On April 24, 2025, the WTO Panel on Dispute Settlement released the panel report on case DS611——China-enforcement of intellectual property rights,which was a ruling on the first round of consultation requests made by the European Union in 2022 regarding the injunction.
Factual background:
If a technical standard requires the use of a patent-protected product or process (i.e. a standard essential patent (SEP)), a producer implementing that standard will need to obtain a licence for its use or risk infringing upon patent owners' rights and the attendant legal consequences of doing so. As part of a SEP holder's patent being included in a standard, the SEP holder typically commits to license the subject matter of the patent to implementers of the standard on fair, reasonable, and non-discriminatory (FRAND) terms.

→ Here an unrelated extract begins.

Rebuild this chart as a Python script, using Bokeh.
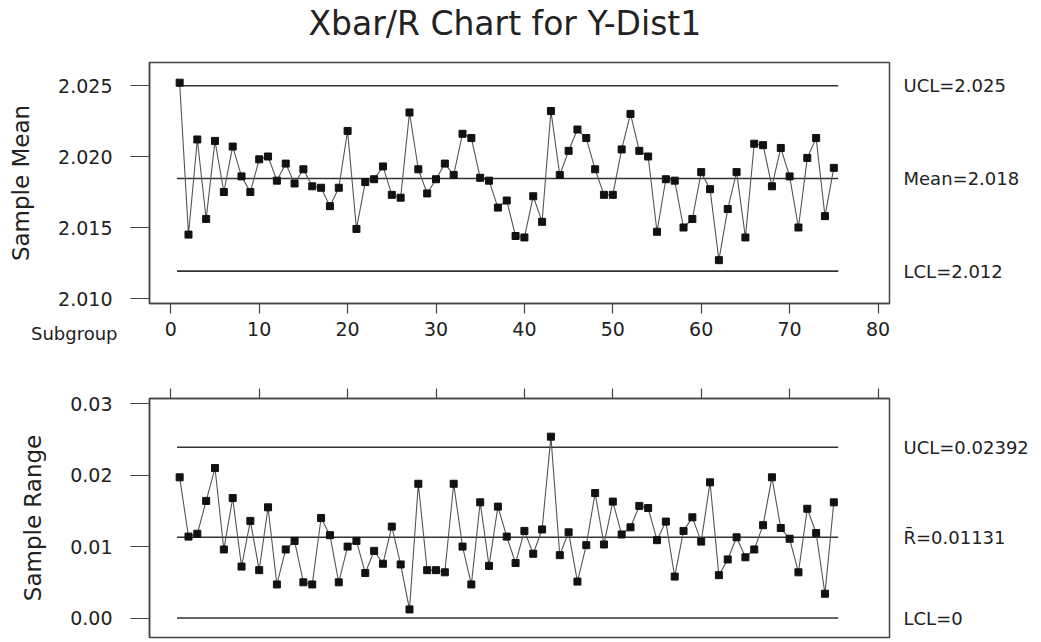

This is known as a FRAND undertaking.
Legal disputes may arise between patent holders and implementers as to whether a particular royalty rate paid by the implementer to the patent holder is FRAND. This may result in domestic litigation in the territories in which the product or process is protected by a patent. As patents are territorial, multiple jurisdictions may be implicated in disputes between parties on the FRAND rate.

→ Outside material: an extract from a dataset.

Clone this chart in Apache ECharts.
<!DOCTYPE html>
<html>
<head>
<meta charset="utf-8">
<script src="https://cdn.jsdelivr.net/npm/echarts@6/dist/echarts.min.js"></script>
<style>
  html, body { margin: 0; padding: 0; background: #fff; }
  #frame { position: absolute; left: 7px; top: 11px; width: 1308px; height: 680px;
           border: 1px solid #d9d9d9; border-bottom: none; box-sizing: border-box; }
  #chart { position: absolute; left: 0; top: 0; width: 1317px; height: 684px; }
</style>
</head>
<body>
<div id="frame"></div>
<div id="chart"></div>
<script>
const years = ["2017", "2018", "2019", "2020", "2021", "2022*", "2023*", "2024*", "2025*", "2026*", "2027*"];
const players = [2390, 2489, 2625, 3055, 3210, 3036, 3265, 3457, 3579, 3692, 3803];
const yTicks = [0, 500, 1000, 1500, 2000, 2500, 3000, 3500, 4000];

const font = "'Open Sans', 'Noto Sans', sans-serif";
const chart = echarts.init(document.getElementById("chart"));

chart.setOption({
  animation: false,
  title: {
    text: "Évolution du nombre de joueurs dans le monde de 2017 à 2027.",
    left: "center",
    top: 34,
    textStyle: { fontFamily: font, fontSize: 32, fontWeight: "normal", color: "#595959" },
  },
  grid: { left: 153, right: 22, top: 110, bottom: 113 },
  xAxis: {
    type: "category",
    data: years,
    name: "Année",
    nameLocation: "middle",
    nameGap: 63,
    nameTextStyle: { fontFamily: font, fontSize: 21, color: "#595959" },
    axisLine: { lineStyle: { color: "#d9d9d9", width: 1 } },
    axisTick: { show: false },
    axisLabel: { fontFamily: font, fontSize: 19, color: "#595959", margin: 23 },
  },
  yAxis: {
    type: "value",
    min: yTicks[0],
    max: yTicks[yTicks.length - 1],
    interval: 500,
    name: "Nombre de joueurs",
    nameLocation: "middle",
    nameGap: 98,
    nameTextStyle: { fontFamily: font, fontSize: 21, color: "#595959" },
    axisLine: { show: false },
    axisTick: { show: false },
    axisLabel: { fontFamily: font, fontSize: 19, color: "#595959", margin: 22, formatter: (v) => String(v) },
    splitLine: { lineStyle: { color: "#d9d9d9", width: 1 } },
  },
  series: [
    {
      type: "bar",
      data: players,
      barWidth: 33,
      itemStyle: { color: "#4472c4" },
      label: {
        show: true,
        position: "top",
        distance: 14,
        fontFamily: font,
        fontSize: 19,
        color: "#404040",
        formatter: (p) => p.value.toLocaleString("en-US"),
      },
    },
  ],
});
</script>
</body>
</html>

Several implementers filed lawsuits in China asking Chinese courts to set the FRAND licensing rate for certain patents required to produce mobile telecommunications products and requesting anti-suit injunctions (ASIs) prohibiting the other party from taking certain legal actions in other jurisdictions. Beginning in August 2020 with a decision from the Supreme People's Court of China (SPC), ASIs were issued in five cases before Chinese courts (and denied in one).
Before the Panel, the European Union challenged the five court decisions granting an ASI, as well as an alleged unwritten ASI policy in SEP litigation. The European Union claimed that China's measures were inconsistent with certain of China's obligations under the TRIPS Agreement and that China failed to comply with the transparency obligations in the TRIPS Agreement. Additionally, the European Union claimed that the five Chinese court decisions granting ASIs were also inconsistent with China's obligation under its Accession Protocol to apply its laws, regulations, and other measures in a uniform, impartial, and reasonable manner.
The Panel's key findings:
With respect to the unwritten ASI policy, the Panel found that (1) it was properly within its terms of reference, and that (2) the European Union had proved its existence. As to the consistency of the ASI policy with the TRIPS Agreement, the Panel found that the European Union had not demonstrated an inconsistency with: Article 28.1, whether or not read in conjunction with Article 1.1, first sentence (concerning certain exclusive rights of patent holders); Article 28.2 read in conjunction with Article 1.1, first sentence (concerning patent holders' right to licence their patents); Article 41.1 (concerning intellectual property enforcement procedures); and Article 44.1, first sentence, read in conjunction with Article 1.1, first sentence (concerning injunctions). In particular, the Panel found that the obligation in Article 1.1, first sentence stating that Members must “give effect” to the provisions of the TRIPS Agreement requires Members to implement the provisions of the TRIPS Agreement within their own domestic legal systems. The Panel concluded that Article 1.1, first sentence contains no additional obligation relating to frustrating the object and purpose of the TRIPS Agreement or other WTO Members' implementation of the TRIPS Agreement.
With respect to the consistency of the five individual Chinese court decisions granting ASIs with the TRIPS Agreement, the European Union had advanced identical claims and arguments as those raised with respect to the ASI policy. The Panel therefore declined to make findings on these claims concerning the five individual decisions, as any findings would be duplicative of the findings on the ASI policy.
With respect to the transparency obligations under the TRIPS Agreement, the Panel found that China had acted inconsistently with the publication obligation in Article 63.1 of the TRIPS Agreement by failing to publish the decision issuing an ASI in Xiaomi v. InterDigital, read together with the reconsideration decision in the same case. The Panel found that China was not prepared to supply information requested by the European Union and had thus acted inconsistently with Article 63.3, first sentence. The Panel found that the European Union's claim with respect to the provision of specific judicial decisions under Article 63.3, second sentence was outside its terms of reference.
Finally, with respect to the European Union's claims that the five ASI decisions by Chinese courts were inconsistent with Section 2(A)(2) of China's Accession Protocol, the Panel found that the European Union had not demonstrated that Chinese courts had applied China's laws, regulations, or other measures in a non-uniform, not impartial, or unreasonable manner.